Saturday, 20 August 2011

Getting there eventually

It took a while, but the real cost of PFI has finally been recognised by an all-Party committee in the House of Commons.  It is, as many of us were saying all along, an expensive way of borrowing money, became little more than a device for keeping debt off the balance sheet, and should be scrapped.  And some of those who were egging the Welsh government on to not spurn this source of investment capital should feel more than a little egg on their own faces.
No surprise that the CBI want to keep the system; after all, the organisation’s members benefited from it by making greater returns on investment than would otherwise have been the case.  It’s a little misleading to suggest though that this was the only way of attracting private finance to invest in infrastructure.  After all, much of what the government borrows to invest directly comes from private finance – it just doesn’t pay as well.
The other argument for PFI was that it enabled the government to reduce its financial risk.  There is, indeed, an argument – in principle at any rate – for paying a higher effective rate of interest if the project is lower risk, or even risk-free.  It’s a calculation which is complex, but a transfer of financial risk to someone else can justify paying a greater return to them.
The problem with PFI though was that there was little or no transfer of real risk.  The customer – us – remained exposed to most if not all of the risk, and at an often increased level of risk due to the higher cost.  The suppliers of capital, meanwhile, found themselves with a fairly low risk cash cow.  Why wouldn’t they want to keep that system going?
The question now is what happens next.  Will the government do as it has been advised, and buy its way out of these contracts, or will they remain a financial milestone for years to come?

5 comments:

Glyndo said...

I never saw PFI as being inherently bad. It is a means of raising money, whilst keeping the figures off the Governments books. This may be deceitful, but it isn’t bad as such.
The problem, in my opinion, was in the negotiations. A Private company’s existence is, in part, linked to their negotiating skills. Therefore, they tend to be good at it. They are out to maximise their profits, what a surprise. Who can blame them? Some people seem to think that because they are dealing with public monies they should put aside their strategies and skills, bunkum.
Public service employees are not exactly renowned for efficient purchasing, and their continued existence is fairly safe. I say that with a little trepidation, because we mustn’t criticise our selfless public servants, but I believe it to be true. They’re just not very good at this are they?
So when we have a situation where one negotiates with the other, we land up with contracts heavily weighted in favour of the private companies. Well, who would have thought it?
People then get all het up and say, PFI is bad. For some reason they don’t say Health Boards, Councils or Government are crap at setting them up. PFIs are simply a convoluted form of borrowing, a means of getting around a problem.

Stands back and waits.

Spirit of BME said...

Mr Dixon,
You are right you did spot this at its birth, I remember the debates.
The question is what came first –the politicians PFI scheme or the Banksters “off book trading”?

Siônnyn said...

The history of PFI so far has been that the alleged benefits have been totally illusory. The benefits have been privatised, but the risks have been brought even more firmly into the public domain. Additionally, the idea that the public obligation would not be on the balance sheet has been shown to be completely fraudulent and dishonest,

Only and idiot could continue to think that this was a good way to finance public works. Can there really be any such idiots still in public office?

John Dixon said...

Glyndo,

I don't entirely disagree with your comments. I certainly agree that PFI is, esentially, just a different way of borrowing, although its exponents have at times tried to pretend otherwise. But it's an expensive way of borrowing; there are cheaper alternatives available to government.

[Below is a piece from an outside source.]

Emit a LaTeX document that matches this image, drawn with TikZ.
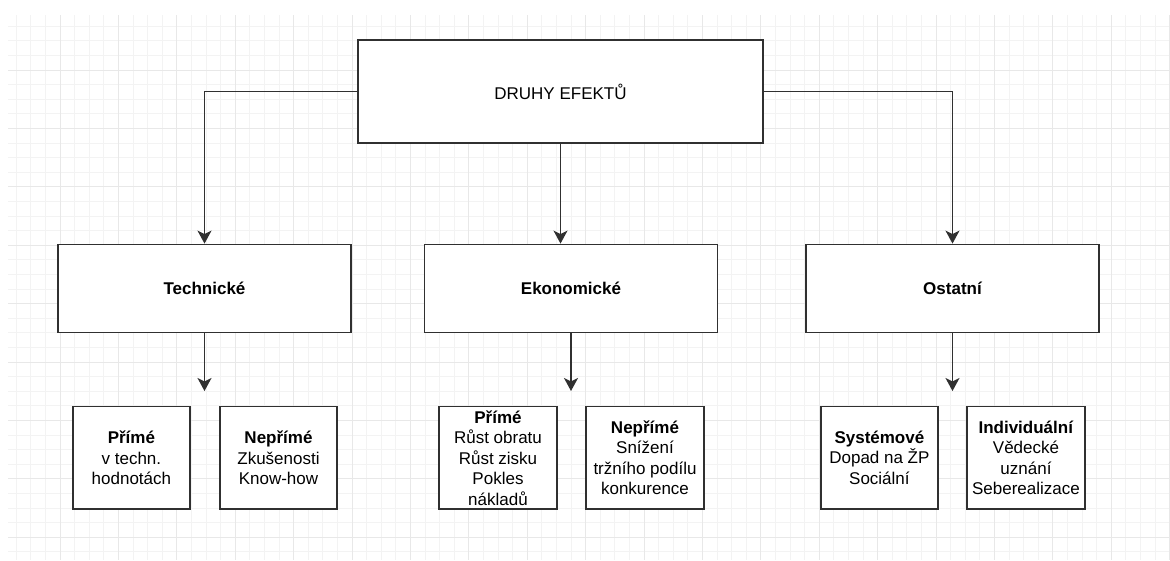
\documentclass[tikz,border=0pt]{standalone}
\usepackage{fontspec}
\setmainfont{Liberation Sans}
\usetikzlibrary{arrows.meta}
\definecolor{gridminor}{HTML}{F3F3F3}
\definecolor{gridmajor}{HTML}{E8E8E8}
\definecolor{linec}{HTML}{303030}
\begin{document}
\begin{tikzpicture}[x=1pt,y=-1pt,
  box/.style={draw=linec, line width=1.8pt, fill=white, inner sep=0pt, align=center, text=black},
  topbox/.style={box, minimum width=405pt, minimum height=103pt, font=\fontsize{17}{20}\selectfont},
  midbox/.style={box, minimum width=293pt, minimum height=88pt, font=\fontsize{17}{20}\selectfont\bfseries},
  leafbox/.style={box, minimum width=117.5pt, minimum height=102.5pt, font=\fontsize{17}{20.5}\selectfont},
  conn/.style={draw=linec, line width=1.5pt, -{Stealth[length=13pt,width=14pt,inset=3.5pt]}},
  gminor/.style={draw=gridminor, line width=0.8pt},
  gmajor/.style={draw=gridmajor, line width=0.9pt}
]
\useasboundingbox (0,0) rectangle (1170,560);
\fill[white] (0,0) rectangle (1170,560);
\begin{scope}
  \clip (8,15) rectangle (1170,560);
  \foreach \i in {1,...,80} { \draw[gminor] ({1.6+14.6*\i},15) -- ({1.6+14.6*\i},560); }
  \foreach \i in {1,...,37} { \draw[gminor] (8,{11.6+14.6*\i}) -- (1170,{11.6+14.6*\i}); }
  \foreach \j in {1,...,20} { \draw[gmajor] ({1.6+58.4*\j},15) -- ({1.6+58.4*\j},560); }
  \foreach \j in {1,...,9} { \draw[gmajor] (8,{11.6+58.4*\j}) -- (1170,{11.6+58.4*\j}); }
\end{scope}

\node[topbox] (top) at (560.5,91.5) {DRUHY EFEKTŮ};

\node[midbox] (tech) at (204.5,288.5) {Technické};
\node[midbox] (ekon) at (571,288.5) {Ekonomické};
\node[midbox] (ost) at (952.5,288.5) {Ostatní};

\node[leafbox] (tp) at (131.4,457.75) {\textbf{Přímé}\\v techn.\\hodnotách};
\node[leafbox] (tn) at (278.5,457.75) {\textbf{Nepřímé}\\Zkušenosti\\Know-how};
\node[leafbox] (ep) at (498,457.75) {\textbf{Přímé}\\Růst obratu\\Růst zisku\\Pokles\\nákladů};
\node[leafbox] (en) at (645,457.75) {\textbf{Nepřímé}\\Snížení\\tržního podílu\\konkurence};
\node[leafbox] (os) at (879.4,457.75) {\textbf{Systémové}\\Dopad na ŽP\\Sociální};
\node[leafbox] (oi) at (1026,457.75) {\textbf{Individuální}\\Vědecké\\uznání\\Seberealizace};

\draw[conn] (top.west) -| (tech.north);
\draw[conn] (top.south) -- (top.south |- ekon.north);
\draw[conn] (top.east) -| (ost.north);

\coordinate (ta) at (204.5,391);
\coordinate (ea) at (571,391);
\coordinate (oa) at (952.5,391);
\draw[conn] (tech.south) -- (ta);
\draw[conn] (ekon.south) -- (ea);
\draw[conn] (ost.south) -- (oa);
\end{tikzpicture}
\end{document}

And I also agree that one of the main reasons that it is so expensive is down to the way the deals have been negotiated. But I suspect that there is something pretty inevitable about such an outcome; and if that problem is unfixable, the method of borrowing is always going to be a bad deal.

Welsh Agenda said...

Glyndo,

I agree that many of the individual contracts agreed by the public sector negotiators were heavily biased in favour of the private sector 'partner.'

In many cases however the negotiators were under presure from senior civil servants and politicians to concede key points.